* [WRITTEN EXERCISE] Identify every line containing the word "this" and reproduce each one.

* [Entries with chart source code]
>> begin

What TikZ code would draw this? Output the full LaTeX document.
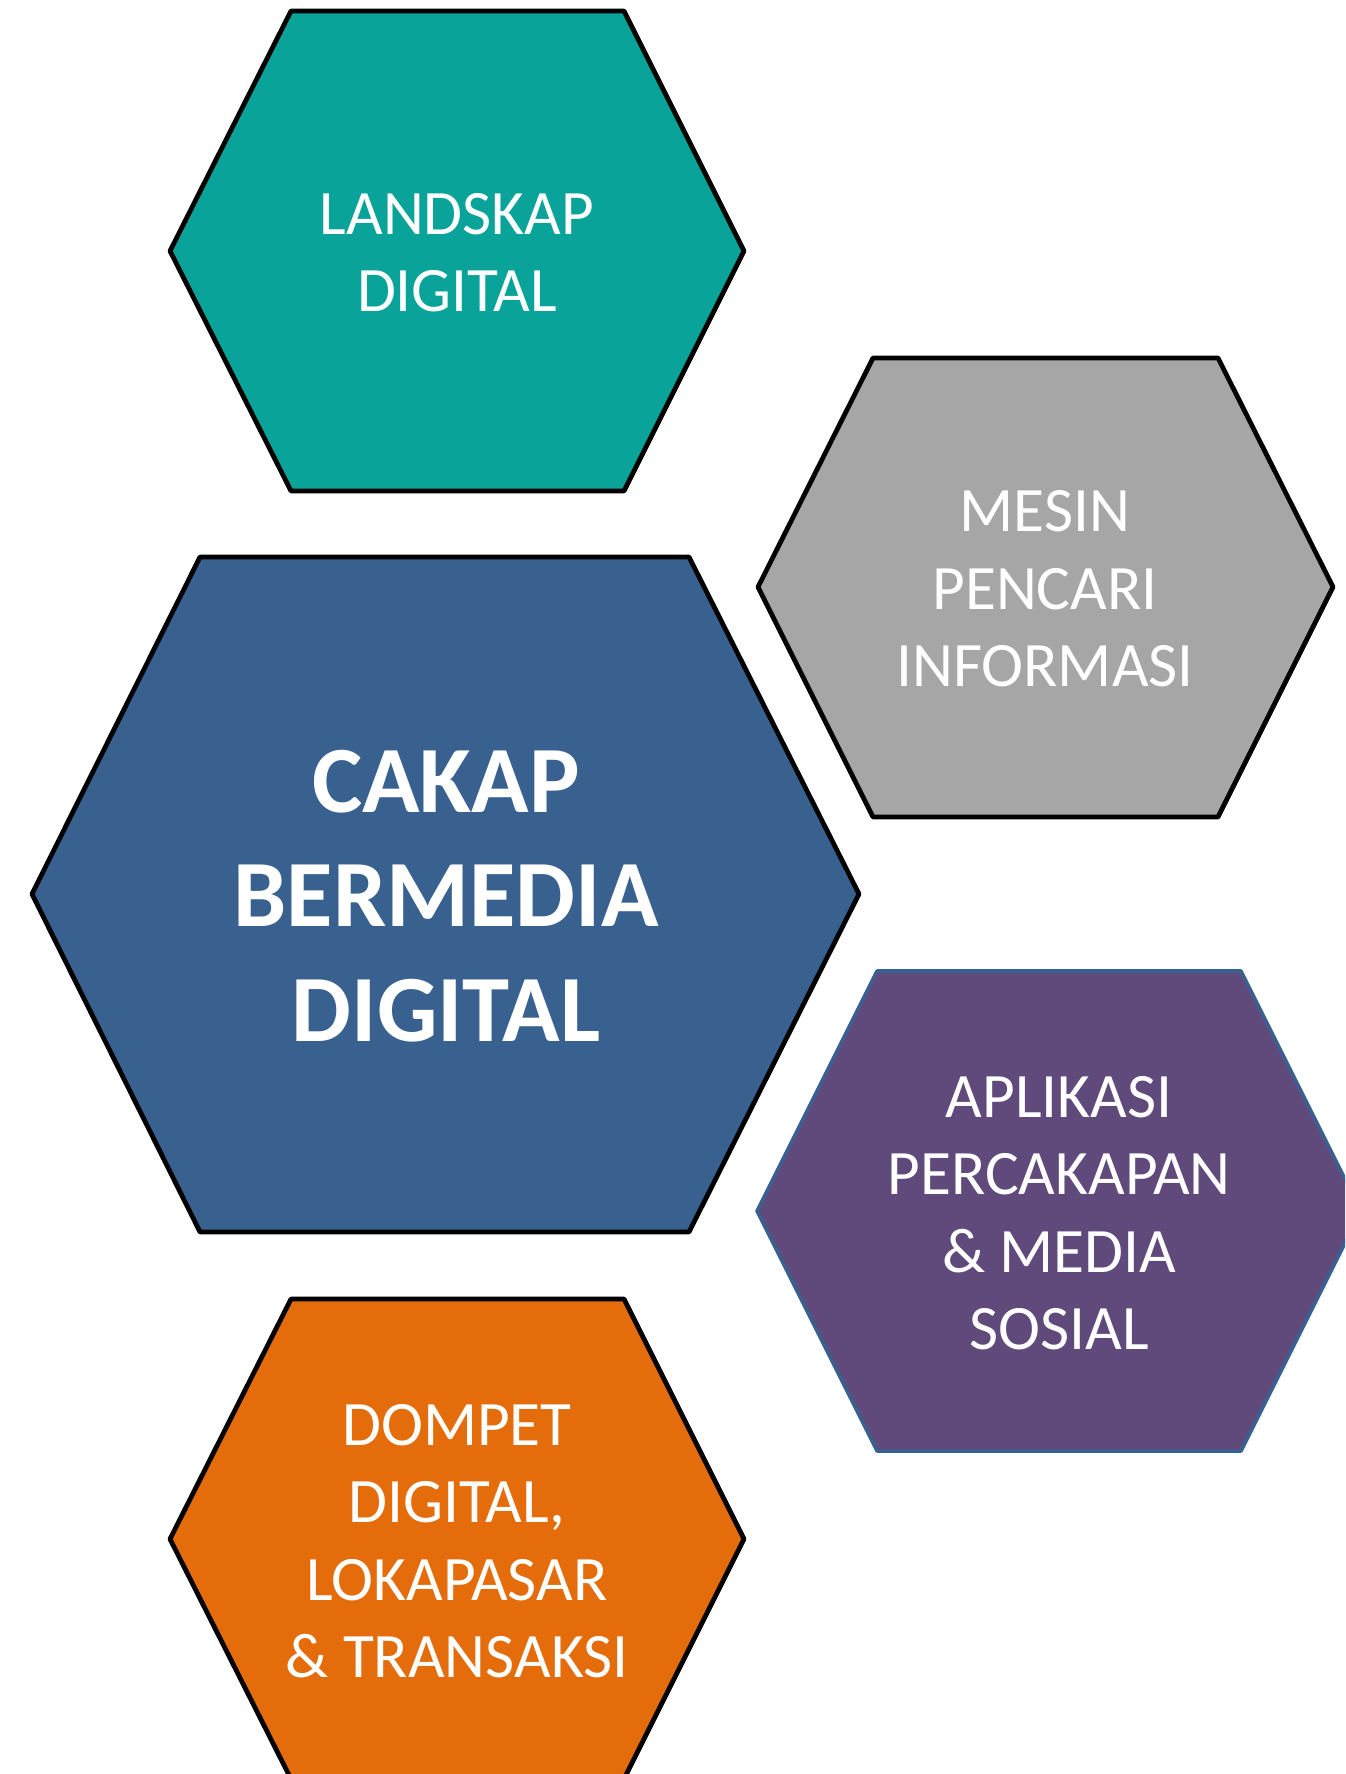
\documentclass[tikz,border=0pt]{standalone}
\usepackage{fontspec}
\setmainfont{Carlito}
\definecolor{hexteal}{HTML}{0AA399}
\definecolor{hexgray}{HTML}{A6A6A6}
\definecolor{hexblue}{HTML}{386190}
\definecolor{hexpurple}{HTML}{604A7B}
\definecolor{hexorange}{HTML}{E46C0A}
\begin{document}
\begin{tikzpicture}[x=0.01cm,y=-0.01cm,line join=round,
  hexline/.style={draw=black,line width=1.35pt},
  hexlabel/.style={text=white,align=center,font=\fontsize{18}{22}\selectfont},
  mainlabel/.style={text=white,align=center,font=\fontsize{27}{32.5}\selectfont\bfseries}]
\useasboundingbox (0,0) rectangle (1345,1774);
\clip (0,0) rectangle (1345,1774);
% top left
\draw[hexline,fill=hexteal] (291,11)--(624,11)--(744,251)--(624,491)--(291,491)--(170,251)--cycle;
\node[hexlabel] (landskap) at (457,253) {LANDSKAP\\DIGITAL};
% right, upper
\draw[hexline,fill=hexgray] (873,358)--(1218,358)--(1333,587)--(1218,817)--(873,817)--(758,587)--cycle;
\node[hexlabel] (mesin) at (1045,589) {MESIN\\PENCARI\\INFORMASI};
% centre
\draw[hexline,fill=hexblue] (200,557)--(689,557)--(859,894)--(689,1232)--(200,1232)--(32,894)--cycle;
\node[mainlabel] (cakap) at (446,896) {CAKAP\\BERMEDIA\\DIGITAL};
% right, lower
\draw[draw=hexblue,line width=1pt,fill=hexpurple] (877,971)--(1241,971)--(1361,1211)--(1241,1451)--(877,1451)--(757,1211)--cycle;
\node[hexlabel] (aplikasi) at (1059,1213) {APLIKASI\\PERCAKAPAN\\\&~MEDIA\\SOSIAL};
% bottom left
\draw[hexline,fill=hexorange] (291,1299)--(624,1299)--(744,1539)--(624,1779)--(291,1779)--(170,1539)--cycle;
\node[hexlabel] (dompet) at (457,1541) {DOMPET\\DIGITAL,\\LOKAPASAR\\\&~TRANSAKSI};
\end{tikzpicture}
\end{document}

>> end
>> begin

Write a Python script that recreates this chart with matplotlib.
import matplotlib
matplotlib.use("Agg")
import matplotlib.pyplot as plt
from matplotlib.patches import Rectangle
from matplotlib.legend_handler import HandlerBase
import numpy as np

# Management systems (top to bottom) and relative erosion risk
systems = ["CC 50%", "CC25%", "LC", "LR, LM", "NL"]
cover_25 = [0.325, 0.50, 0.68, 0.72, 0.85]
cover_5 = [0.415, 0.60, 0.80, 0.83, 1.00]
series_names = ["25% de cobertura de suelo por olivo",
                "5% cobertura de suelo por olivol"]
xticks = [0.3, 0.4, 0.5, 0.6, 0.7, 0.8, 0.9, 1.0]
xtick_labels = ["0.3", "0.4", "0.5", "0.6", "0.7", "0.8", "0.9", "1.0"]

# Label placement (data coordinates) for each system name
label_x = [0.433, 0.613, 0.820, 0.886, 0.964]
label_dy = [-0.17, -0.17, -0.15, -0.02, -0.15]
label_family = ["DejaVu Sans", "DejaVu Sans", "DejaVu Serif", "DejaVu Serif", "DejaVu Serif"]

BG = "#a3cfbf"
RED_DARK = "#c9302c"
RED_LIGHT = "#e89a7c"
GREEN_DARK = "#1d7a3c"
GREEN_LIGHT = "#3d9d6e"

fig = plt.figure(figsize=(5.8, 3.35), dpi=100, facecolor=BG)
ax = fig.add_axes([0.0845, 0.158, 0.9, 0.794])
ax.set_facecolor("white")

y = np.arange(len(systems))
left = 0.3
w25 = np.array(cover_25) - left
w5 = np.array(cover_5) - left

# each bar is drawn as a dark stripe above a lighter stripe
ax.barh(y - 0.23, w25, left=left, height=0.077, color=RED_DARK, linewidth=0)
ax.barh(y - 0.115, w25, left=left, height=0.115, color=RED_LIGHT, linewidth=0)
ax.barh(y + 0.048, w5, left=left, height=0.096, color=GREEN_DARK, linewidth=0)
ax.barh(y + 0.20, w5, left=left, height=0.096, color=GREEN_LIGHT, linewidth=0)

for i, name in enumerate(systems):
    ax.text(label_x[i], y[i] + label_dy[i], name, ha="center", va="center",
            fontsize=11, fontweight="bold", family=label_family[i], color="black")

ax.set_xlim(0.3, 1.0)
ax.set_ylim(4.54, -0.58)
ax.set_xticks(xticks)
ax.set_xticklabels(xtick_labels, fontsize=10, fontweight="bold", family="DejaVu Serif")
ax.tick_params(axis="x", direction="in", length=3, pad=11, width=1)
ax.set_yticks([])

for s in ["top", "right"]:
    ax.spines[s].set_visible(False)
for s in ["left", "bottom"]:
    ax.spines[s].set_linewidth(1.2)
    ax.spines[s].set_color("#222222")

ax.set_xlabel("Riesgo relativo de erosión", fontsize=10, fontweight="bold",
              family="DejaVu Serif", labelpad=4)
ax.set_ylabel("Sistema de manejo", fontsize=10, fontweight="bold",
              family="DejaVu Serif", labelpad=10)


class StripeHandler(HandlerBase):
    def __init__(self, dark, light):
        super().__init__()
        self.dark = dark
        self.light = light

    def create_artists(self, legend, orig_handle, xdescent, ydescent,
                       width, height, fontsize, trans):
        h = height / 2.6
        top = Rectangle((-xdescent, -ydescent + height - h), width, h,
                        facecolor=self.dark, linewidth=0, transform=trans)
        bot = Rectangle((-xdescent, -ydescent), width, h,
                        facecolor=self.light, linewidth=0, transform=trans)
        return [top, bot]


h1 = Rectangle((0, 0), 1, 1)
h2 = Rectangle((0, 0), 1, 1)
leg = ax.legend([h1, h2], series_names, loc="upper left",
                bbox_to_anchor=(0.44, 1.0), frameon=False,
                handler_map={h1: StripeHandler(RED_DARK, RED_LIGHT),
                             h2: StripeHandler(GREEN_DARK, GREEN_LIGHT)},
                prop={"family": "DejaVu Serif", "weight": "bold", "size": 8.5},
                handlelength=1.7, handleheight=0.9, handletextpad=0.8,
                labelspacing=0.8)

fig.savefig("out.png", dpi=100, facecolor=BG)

>> end

* [RESULT OF THE TASK]
What TikZ code would draw this? Output the full LaTeX document.
Write a Python script that recreates this chart with matplotlib.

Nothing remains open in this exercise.